Disclaimer: I do know that there are several similar questions on SO. I think I've read most if not all of them, but did not find an answer to my real question (see later). I also do know that using celery or other asynchronous queue systems is the best way to achieve long running tasks - or at least use a cron-managed script. There's also mod_wsgi doc about processes and threads but I'm not sure I got it all correct.
The question is:
what are the exact risks/issues involved with using the solutions listed down there? Is any of them viable for long running tasks (ok, even though celery is better suited)? My question is really more about understanding the internals of wsgi and python/django than finding the best overall solution. Issues with blocking threads, unsafe access to variables, zombie processing, etc.
Let's say:
- my "long_process" is doing something really safe. even if it fails i don't care.
- python >= 2.6
- I'm using mod_wsgi with apache (will anything change with uwsgi or gunicorn?) in daemon mode
mod_wsgi conf:
WSGIDaemonProcess NAME user=www-data group=www-data threads=25
WSGIScriptAlias / /path/to/wsgi.py
WSGIProcessGroup %{ENV:VHOST}
I figured that these are the options available to launch separate processes (meant in a broad sense) to carry on a long running task while returning quickly a response to the user:
os.fork
import os
if os.fork()==0:
long_process()
else:
return HttpResponse()
subprocess
import subprocess
p = subprocess.Popen([sys.executable, '/path/to/script.py'],
stdout=subprocess.PIPE,
stderr=subprocess.STDOUT)
(where the script is likely to be a manage.py command)
threads
import threading
t = threading.Thread(target=long_process,
args=args,
kwargs=kwargs)
t.setDaemon(True)
t.start()
return HttpResponse()
NB.
Due to the Global Interpreter Lock, in CPython only one thread can execute Python code at once (even though certain performance-oriented libraries might overcome this limitation). If you want your application to make better of use of the computational resources of multi-core machines, you are advised to use multiprocessing. However, threading is still an appropriate model if you want to run multiple I/O-bound tasks simultaneously.
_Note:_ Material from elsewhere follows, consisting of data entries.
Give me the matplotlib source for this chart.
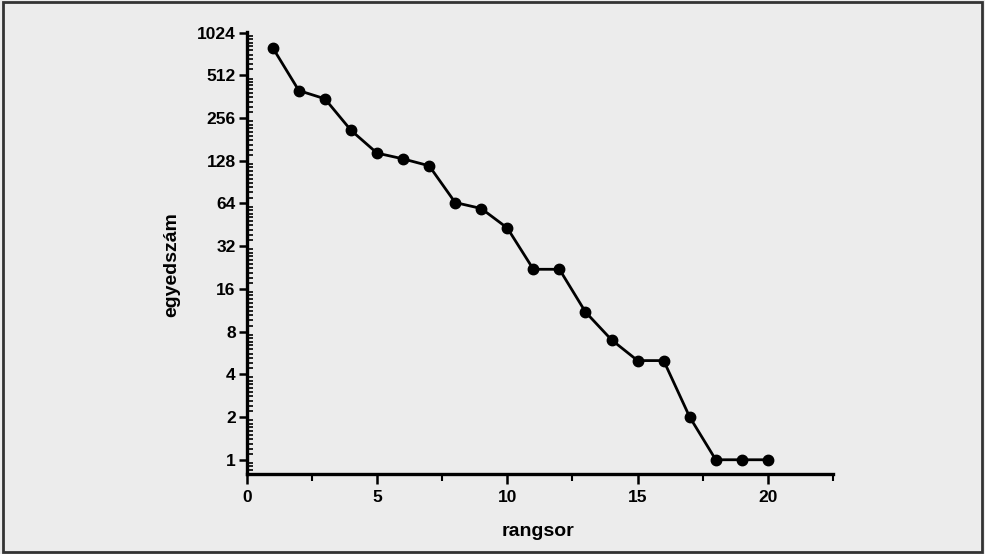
import numpy as np
import matplotlib
matplotlib.use("Agg")
import matplotlib.pyplot as plt
from matplotlib.ticker import LogLocator, FixedLocator, NullFormatter, MultipleLocator
from matplotlib.patches import Rectangle

rank = [1, 2, 3, 4, 5, 6, 7, 8, 9, 10, 11, 12, 13, 14, 15, 16, 17, 18, 19, 20]
count = [800, 400, 350, 210, 145, 132, 118, 65, 59, 43, 22, 22, 11, 7, 5, 5, 2, 1, 1, 1]
yticks = [1, 2, 4, 8, 16, 32, 64, 128, 256, 512, 1024]
xticks = [0, 5, 10, 15, 20]

plt.rcParams['font.family'] = ['Liberation Sans', 'DejaVu Sans']
plt.rcParams['font.weight'] = 'bold'

fig = plt.figure(figsize=(9.85, 5.54), dpi=100)
fig.patch.set_facecolor('#ececec')
fig.add_artist(Rectangle((0.003, 0.004), 0.994, 0.992, transform=fig.transFigure,
                         fill=False, edgecolor='#333333', linewidth=2))

ax = fig.add_axes([0.2505, 0.1439, 0.5952, 0.7989])
ax.set_facecolor('none')
ax.plot(rank, count, color='black', linewidth=2.0, marker='o', markersize=7.5,
        markerfacecolor='black', markeredgecolor='black')
ax.set_yscale('log', base=2)
ax.set_ylim(0.79, 1040)
ax.set_xlim(0, 22.5)

ax.yaxis.set_major_locator(FixedLocator(yticks))
ax.set_yticklabels([str(t) for t in yticks])
ax.yaxis.set_minor_locator(LogLocator(base=2, subs=np.arange(1.1, 2.0, 0.1), numticks=100))
ax.yaxis.set_minor_formatter(NullFormatter())
ax.xaxis.set_major_locator(FixedLocator(xticks))
ax.xaxis.set_minor_locator(MultipleLocator(2.5))

for s in ['top', 'right']:
    ax.spines[s].set_visible(False)
for s in ['left', 'bottom']:
    ax.spines[s].set_linewidth(2.4)

ax.tick_params(axis='y', which='major', direction='out', length=6, width=1.8, labelsize=12.5, pad=2)
ax.tick_params(axis='y', which='minor', direction='in', length=4.5, width=1.2)
ax.tick_params(axis='x', which='major', direction='out', length=7, width=1.8, labelsize=12.5, pad=4)
ax.tick_params(axis='x', which='minor', direction='out', length=5, width=1.5)

ax.set_xlabel('rangsor', fontsize=14, fontweight='bold')
ax.set_ylabel('egyedszám', fontsize=14, fontweight='bold')
ax.xaxis.set_label_coords(0.497, -0.11)
ax.yaxis.set_label_coords(-0.114, 0.473)

fig.savefig('out.png', dpi=100, facecolor=fig.get_facecolor())
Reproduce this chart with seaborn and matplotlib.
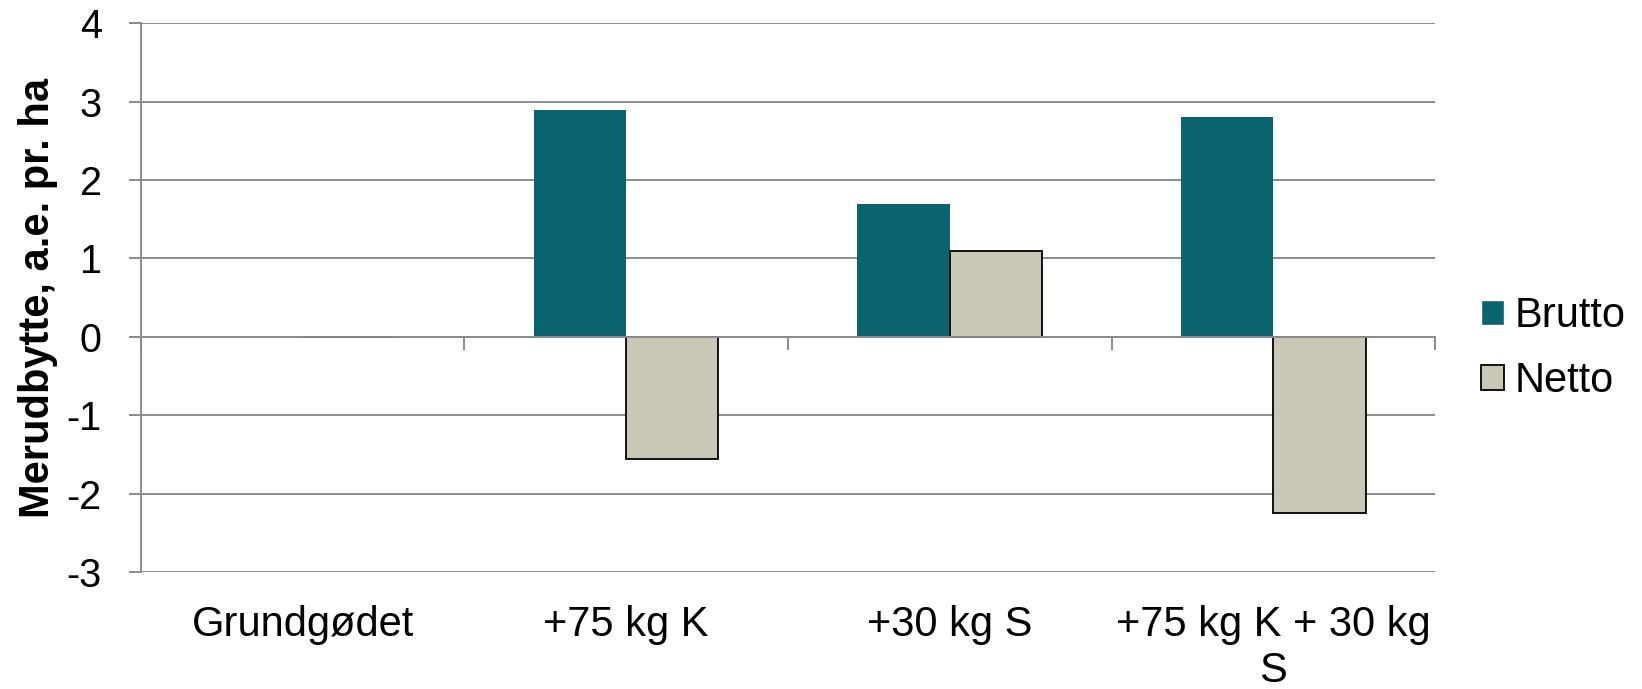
import matplotlib
matplotlib.use("Agg")
import matplotlib.pyplot as plt
import seaborn as sns
import pandas as pd

# Data
categories = ["Grundgødet", "+75 kg K", "+30 kg S", "+75 kg K + 30 kg\nS"]
brutto = [0.0, 2.9, 1.7, 2.8]
netto = [0.0, -1.56, 1.1, -2.25]
series = ["Brutto", "Netto"]
yticks = [-3, -2, -1, 0, 1, 2, 3, 4]

df = pd.DataFrame({
    "kategori": categories * 2,
    "serie": [series[0]] * len(categories) + [series[1]] * len(categories),
    "værdi": brutto + netto,
})

sns.set_theme(style="white")
plt.rcParams["font.family"] = ["Liberation Sans", "DejaVu Sans"]
plt.rcParams["text.color"] = "black"
plt.rcParams["axes.labelcolor"] = "black"
plt.rcParams["xtick.labelcolor"] = "black"
plt.rcParams["ytick.labelcolor"] = "black"

GRID = "#8c8c8c"
FS = 30
colors = {"Brutto": "#0a6470", "Netto": "#c8c8b4"}

fig = plt.figure(figsize=(16.42, 6.89), dpi=100)
ax = fig.add_axes([0.0857, 0.170, 0.7883, 0.796])

sns.barplot(data=df, x="kategori", y="værdi", hue="serie", order=categories,
            hue_order=series, palette=colors, width=0.57, gap=0,
            saturation=1, ax=ax, legend=True, errorbar=None)

# Netto bars get a black outline
for bar in ax.containers[1]:
    bar.set_edgecolor("black")
    bar.set_linewidth(1.3)
for bar in ax.containers[0]:
    bar.set_linewidth(0)

ax.set_xlim(-0.5, 3.5)
ax.set_ylim(-3, 4)
ax.set_yticks(yticks)
ax.set_yticklabels([str(v) for v in yticks], fontsize=28.5)
ax.yaxis.grid(True, color=GRID, linewidth=1.4)
ax.set_axisbelow(True)
ax.tick_params(axis="y", direction="out", length=9, width=1.4, color=GRID, pad=19, left=True)

for s in ["top", "right"]:
    ax.spines[s].set_visible(False)
ax.spines["left"].set_color(GRID)
ax.spines["left"].set_linewidth(1.4)

# Category axis crosses at zero, with boundary ticks
ax.spines["bottom"].set_position(("data", 0))
ax.spines["bottom"].set_color(GRID)
ax.spines["bottom"].set_linewidth(1.4)
ax.set_xticks([-0.5, 0.5, 1.5, 2.5, 3.5])
ax.set_xticklabels([])
ax.tick_params(axis="x", direction="out", length=9, width=1.4, color=GRID, bottom=True)
ax.set_xlabel("")

# Category labels sit below the plot area
sec = ax.secondary_xaxis(0.0)
sec.set_xticks(range(len(categories)))
sec.set_xticklabels(categories, fontsize=FS, linespacing=1.2, va="top")
sec.tick_params(length=0, pad=24)
sec.spines["bottom"].set_visible(False)

ax.set_ylabel("Merudbytte, a.e. pr. ha", fontsize=30, fontweight="bold", labelpad=6)

# Legend on the right
handles, labels = ax.get_legend_handles_labels()
ax.legend_.remove()
handles[1].set_edgecolor("black")
handles[1].set_linewidth(1.3)
fig.legend(handles, labels, loc="center left", bbox_to_anchor=(0.8895, 0.4935),
           frameon=False, fontsize=FS, handlelength=0.55, handleheight=0.55,
           handletextpad=0.25, labelspacing=0.6, borderpad=0)

fig.savefig("out.png", dpi=100)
The main thread will quickly return (the httpresponse). Will the spawned long thread block wsgi from doing something else for another request?!
multiprocessing
from multiprocessing import Process
p = Process(target=_bulk_action,args=(action,objs))
p.start()
return HttpResponse()
This should solve the thread concurrency issue, shouldn't it?
So those are the options I could think of. What would work and what not, and why?